Raw data
§ §
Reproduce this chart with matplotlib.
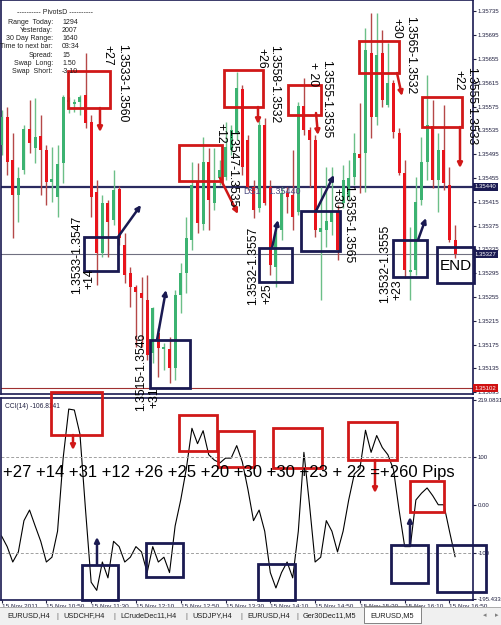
import numpy as np
import matplotlib
matplotlib.use('Agg')
import matplotlib.pyplot as plt
from matplotlib.patches import Rectangle
from matplotlib.transforms import blended_transform_factory

plt.rcParams['font.family'] = ['Liberation Sans', 'DejaVu Sans']

# EURUSD M5, 15 Nov 2011 from 10:10 - one entry per bar
opens = [1.35510, 1.35557, 1.35485, 1.35426, 1.35468, 1.35537, 1.35505, 1.35526, 1.35502, 1.35448,
         1.35423, 1.35480, 1.35583, 1.35580, 1.35583, 1.35594, 1.35549, 1.35431, 1.35329, 1.35413,
         1.35384, 1.35436, 1.35342, 1.35295, 1.35272, 1.35262, 1.35250, 1.35161, 1.35195, 1.35168,
         1.35168, 1.35136, 1.35258, 1.35295, 1.35351, 1.35448, 1.35378, 1.35482, 1.35413, 1.35455,
         1.35457, 1.35502, 1.35531, 1.35604, 1.35519, 1.35440, 1.35405, 1.35544, 1.35440, 1.35305,
         1.35368, 1.35430, 1.35426, 1.35398, 1.35576, 1.35536, 1.35519, 1.35364, 1.35368, 1.35381,
         1.35398, 1.35413, 1.35423, 1.35457, 1.35495, 1.35497, 1.35665, 1.35557, 1.35665, 1.35578,
         1.35615, 1.35531, 1.35463, 1.35297, 1.35300, 1.35418, 1.35482, 1.35542, 1.35452, 1.35502,
         1.35443, 1.35351]
highs = [1.35569, 1.35574, 1.35531, 1.35473, 1.35544, 1.35586, 1.35589, 1.35561, 1.35510, 1.35507,
         1.35510, 1.35594, 1.35591, 1.35588, 1.35594, 1.35665, 1.35561, 1.35452, 1.35426, 1.35418,
         1.35468, 1.35442, 1.35363, 1.35305, 1.35275, 1.35289, 1.35292, 1.35238, 1.35203, 1.35178,
         1.35188, 1.35267, 1.35312, 1.35389, 1.35482, 1.35480, 1.35524, 1.35505, 1.35505, 1.35485,
         1.35549, 1.35544, 1.35633, 1.35611, 1.35527, 1.35452, 1.35552, 1.35556, 1.35452, 1.35376,
         1.35440, 1.35440, 1.35502, 1.35583, 1.35623, 1.35541, 1.35527, 1.35440, 1.35473, 1.35473,
         1.35410, 1.35477, 1.35485, 1.35531, 1.35581, 1.35707, 1.35732, 1.35732, 1.35704, 1.35682,
         1.35620, 1.35539, 1.35485, 1.35373, 1.35457, 1.35524, 1.35628, 1.35586, 1.35531, 1.35578,
         1.35473, 1.35376]
lows = [1.35494, 1.35460, 1.35354, 1.35381, 1.35462, 1.35497, 1.35480, 1.35426, 1.35410, 1.35415,
        1.35389, 1.35447, 1.35564, 1.35566, 1.35561, 1.35539, 1.35389, 1.35275, 1.35322, 1.35322,
        1.35376, 1.35342, 1.35279, 1.35238, 1.35171, 1.35171, 1.35149, 1.35144, 1.35121, 1.35132,
        1.35111, 1.35116, 1.35228, 1.35262, 1.35334, 1.35363, 1.35368, 1.35368, 1.35401, 1.35443,
        1.35452, 1.35494, 1.35519, 1.35460, 1.35435, 1.35388, 1.35398, 1.35410, 1.35292, 1.35272,
        1.35351, 1.35396, 1.35368, 1.35393, 1.35527, 1.35440, 1.35356, 1.35250, 1.35339, 1.35359,
        1.35317, 1.35405, 1.35418, 1.35443, 1.35430, 1.35431, 1.35522, 1.35544, 1.35574, 1.35574,
        1.35522, 1.35460, 1.35287, 1.35250, 1.35292, 1.35410, 1.35452, 1.35438, 1.35398, 1.35435,
        1.35347, 1.35321]
closes = [1.35557, 1.35482, 1.35426, 1.35455, 1.35537, 1.35514, 1.35524, 1.35502, 1.35448, 1.35453,
          1.35478, 1.35591, 1.35586, 1.35582, 1.35591, 1.35547, 1.35423, 1.35329, 1.35413, 1.35381,
          1.35435, 1.35354, 1.35292, 1.35272, 1.35263, 1.35253, 1.35158, 1.35237, 1.35169, 1.35171,
          1.35136, 1.35258, 1.35295, 1.35354, 1.35443, 1.35379, 1.35482, 1.35418, 1.35447, 1.35468,
          1.35507, 1.35536, 1.35606, 1.35473, 1.35440, 1.35401, 1.35544, 1.35413, 1.35309, 1.35363,
          1.35430, 1.35423, 1.35389, 1.35576, 1.35536, 1.35519, 1.35368, 1.35371, 1.35383, 1.35398,
          1.35334, 1.35452, 1.35455, 1.35497, 1.35489, 1.35670, 1.35557, 1.35662, 1.35586, 1.35615,
          1.35532, 1.35463, 1.35300, 1.35300, 1.35415, 1.35482, 1.35544, 1.35452, 1.35502, 1.35447,
          1.35351, 1.35327]

# CCI(14) per bar
cci = [-64, -86, -118, -97, -32, -10, -43, -75, -118, -108,
       -54, 98, 200, 198, 148, -10, -160, -177, -118, -151,
       -75, -86, -118, -108, -86, -97, -140, -86, -118, -108,
       -140, -43, 11, 76, 160, 128, 155, 105, 94, 88,
       98, 98, 124, 90, 33, -32, -10, -54, -140, -172,
       -140, -118, -151, -54, 110, 1, -118, -108, -32, -54,
       -97, -54, 11, 65, 76, 156, 110, 145, 120, 105,
       74, -10, -86, -86, 11, 25, 36, 20, 1, 1,
       -54, -106.81]

time_labels = ['15 Nov 2011', '15 Nov 10:50', '15 Nov 11:30', '15 Nov 12:10', '15 Nov 12:50', '15 Nov 13:30',
               '15 Nov 14:10', '15 Nov 14:50', '15 Nov 15:30', '15 Nov 16:10', '15 Nov 16:50']
price_ticks = [1.35735, 1.35695, 1.35655, 1.35615, 1.35575, 1.35535, 1.35495, 1.35455, 1.35415,
               1.35375, 1.35335, 1.35295, 1.35255, 1.35215, 1.35175, 1.35135, 1.35095]
cci_ticks = [219.0831, 100, 0, -100, -195.433]
cci_tick_labels = ['219.0831', '100', '0.00', '-100', '-195.433']

info_names = ['Range  Today:', 'Yesterday:', '30 Day Range:', 'Time to next bar:', 'Spread:', 'Swap  Long:', 'Swap  Short:']
info_values = ['1294', '2007', '1640', '03:34', '15', '1.50', '-3.10']
tabs = ['EURUSD,H4', 'USDCHF,H4', 'LCrudeDec11,H4', 'USDJPY,H4', 'EURUSD,H4', 'Ger30Dec11,M5', 'EURUSD,M5']
pips_line = '+27 +14 +31 +12 +26 +25 +20 +30 +30 +23 + 22 =+260 Pips'

W, H = 502, 625
NAVY = '#1a1a52'
RED = '#d01818'
AXFONT = 4.3


def frac(x0, y0, x1, y1):
    return [x0 / W, 1 - y1 / H, (x1 - x0) / W, (y1 - y0) / H]


fig = plt.figure(figsize=(W / 100, H / 100), dpi=100)
fig.patch.set_facecolor('white')
ax = fig.add_axes(frac(1, 0, 473, 394))
ax2 = fig.add_axes(frac(1, 398, 473, 600))

# candles
o, h, l, c = map(np.array, (opens, highs, lows, closes))
idx = np.arange(len(o))
up = c >= o
body_col = np.where(up, '#3cb371', '#e8141c')
wick_col = np.where(up, '#6cbf88', '#b54848')
ax.vlines(idx, l, h, colors=wick_col, lw=1, zorder=2)
ax.bar(idx, np.maximum(np.abs(c - o), 0.000015), bottom=np.minimum(o, c), width=0.55,
       color=body_col, lw=0, zorder=3)

ax.axhline(1.35440, color='#2b2b60', lw=1.6, zorder=1)
ax.axhline(1.35327, color='#707080', lw=0.8, zorder=1)
ax.axhline(1.35102, color='#a03030', lw=0.8, zorder=1)
ax.text(43.2, 1.35440, 'DS1', fontsize=6.5, color='#4a4a80', va='top', ha='left', zorder=4)
ax.text(47.6, 1.35440, '1.35440', fontsize=6.5, color='#4a4a80', va='top', ha='left', zorder=4)

ax.set_xlim(-0.1, 84.2)
ax.set_ylim(1.35092, 1.35754)
ax.set_xticks([])
ax.yaxis.tick_right()
ax.set_yticks(price_ticks)
ax.set_yticklabels([f'{p:.5f}' for p in price_ticks])
ax.tick_params(axis='y', labelsize=AXFONT, length=2, pad=1.5, colors='#202040')

tr = blended_transform_factory(ax.transAxes, ax.transData)
for val, fc in [(1.35440, NAVY), (1.35327, NAVY), (1.35102, '#d01010')]:
    ax.text(1.003, val, f'{val:.5f}', transform=tr, fontsize=AXFONT, color='white', va='center', ha='left',
            bbox=dict(boxstyle='square,pad=0.25', fc=fc, ec='none'), clip_on=False, zorder=6)

# CCI pane
ax2.plot(idx, cci, color='black', lw=0.8)
for lvl in (100, -100):
    ax2.axhline(lvl, color='#a0a0a0', lw=0.7, ls=(0, (3, 2)))
ax2.set_xlim(-0.1, 84.2)
ax2.set_ylim(-197, 223)
ax2.yaxis.tick_right()
ax2.set_yticks(cci_ticks)
ax2.set_yticklabels(cci_tick_labels)
ax2.tick_params(axis='y', labelsize=AXFONT, length=2, pad=1.5, colors='#202040')
ax2.set_xticks(np.arange(0, 81, 8))
ax2.set_xticklabels(time_labels, ha='left')
ax2.tick_params(axis='x', labelsize=4.6, length=2, pad=1, colors='#202040')
ax2.text(0.008, 0.975, 'CCI(14) -106.8141', transform=ax2.transAxes, fontsize=4.8, va='top', color='#202040')

for a in (ax, ax2):
    for s in a.spines.values():
        s.set_color(NAVY)
        s.set_linewidth(1.2)

# hand drawn annotations, in pixel coordinates of the screenshot
ov = fig.add_axes([0, 0, 1, 1])
ov.set_xlim(0, W)
ov.set_ylim(H, 0)
ov.axis('off')
ov.patch.set_alpha(0)


def box(x0, y0, x1, y1, color):
    ov.add_patch(Rectangle((x0, y0), x1 - x0, y1 - y0, fill=False, ec=color, lw=2))


def arrow(x0, y0, x1, y1, color):
    ov.annotate('', xy=(x1, y1), xytext=(x0, y0),
                arrowprops=dict(arrowstyle='-|>', color=color, lw=1.8, mutation_scale=7, shrinkA=0, shrinkB=0))


def vtext(x, y, s, rot, size=8.8):
    ov.text(x, y, s, rotation=rot, ha='center', va='center', fontsize=size, color='black')


for b in [(68, 71, 110, 108), (179, 145, 222, 181), (224, 70, 263, 107), (288, 85, 321, 115),
          (359, 41, 399, 73), (422, 97, 462, 127),
          (51, 392, 102, 435), (179, 415, 217, 451), (218, 431, 254, 467), (273, 428, 322, 468),
          (348, 422, 397, 460), (410, 481, 444, 512)]:
    box(*b, RED)
for a in [(100, 108, 100, 132), (220, 178, 238, 214), (258, 107, 258, 124), (316, 113, 318, 135),
          (397, 73, 402, 96), (460, 127, 460, 168), (73, 435, 73, 450), (375, 460, 375, 493)]:
    arrow(*a, RED)
for b in [(84, 237, 118, 271), (150, 340, 190, 388), (259, 248, 292, 282), (301, 211, 340, 251),
          (393, 240, 427, 277), (437, 247, 474, 283),
          (82, 565, 118, 600), (146, 543, 183, 577), (258, 564, 295, 600), (391, 545, 428, 583),
          (437, 545, 486, 592)]:
    box(*b, NAVY)
for a in [(118, 237, 141, 205), (157, 340, 166, 290), (272, 248, 278, 220), (316, 211, 334, 175),
          (418, 240, 426, 218), (97, 565, 97, 537), (410, 545, 410, 517)]:
    arrow(*a, NAVY)

vtext(107, 55, '+27', -90)
vtext(122, 83, '1.3533-1.3560', -90)
vtext(89, 279, '+14', 90)
vtext(77, 255, '1.3533-1.3547', 90)
vtext(141, 372, '1.3515-1.3546', 90)
vtext(154, 398, '+31', 90)
vtext(220, 133, '+12', -90)
vtext(232, 168, '1.3547-1.3535', -90)
vtext(261, 58, '+26', -90)
vtext(274, 84, '1.3558-1.3532', -90)
vtext(253, 266, '1.3532-1.3557', 90)
vtext(267, 294, '+25', 90)
vtext(313, 74, '+ 20', -90)
vtext(326, 99, '1.3555-1.3535', -90)
vtext(336, 198, '+30', -90)
vtext(348, 224, '1.3535-1.3565', -90)
vtext(396, 28, '+30', -90)
vtext(410, 55, '1.3565-1.3532', -90)
vtext(385, 264, '1.3532-1.3555', 90)
vtext(397, 290, '+23', 90)
vtext(458, 80, '+22', -90)
vtext(471, 106, '1.3555-1.3533', -90)
ov.text(456, 266, 'END', ha='center', va='center', fontsize=11)
ov.text(3, 472, pips_line, ha='left', va='center', fontsize=12)

# PivotsD info panel
ov.text(55, 13, '---------- PivotsD ----------', ha='center', va='center', fontsize=5, color='#202020')
for k, (n, v) in enumerate(zip(info_names, info_values)):
    yy = 22 + k * 8.3
    ov.text(53, yy, n, ha='right', va='center', fontsize=5, color='#202020')
    ov.text(62, yy, v, ha='left', va='center', fontsize=5, color='#202020')

# terminal tab bar
ov.add_patch(Rectangle((0, 607), W, 18, fc='#f0f0f0', ec='none'))
ov.plot([0, W], [607, 607], color='#a0a0a0', lw=0.6)
ov.add_patch(Rectangle((364, 606), 57, 17, fc='white', ec='#707070', lw=0.6))
tab_x = [7, 63, 120, 192, 247, 303, 370]
for k, (t, tx) in enumerate(zip(tabs, tab_x)):
    ov.text(tx, 616, t, ha='left', va='center', fontsize=5.3, color='#202020')
    if k < len(tabs) - 2:
        ov.text(tab_x[k + 1] - 6, 616, '|', ha='center', va='center', fontsize=5.3, color='#606060')
ov.text(485, 616, '\u25c2', ha='center', va='center', fontsize=5, color='#808080')
ov.text(497, 616, '\u25b8', ha='center', va='center', fontsize=5, color='#808080')

fig.savefig('out.png', dpi=100)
§ §
Please restate the material above line by line, exactly, beginning at its first line and ending with the line that contains "plt.rcParams['font.family'] = ['Liberation", without any pictures.

Response for this exercise
Reproduce this chart with matplotlib.
import numpy as np
import matplotlib
matplotlib.use('Agg')
import matplotlib.pyplot as plt
from matplotlib.patches import Rectangle
from matplotlib.transforms import blended_transform_factory

plt.rcParams['font.family'] = ['Liberation Sans', 'DejaVu Sans']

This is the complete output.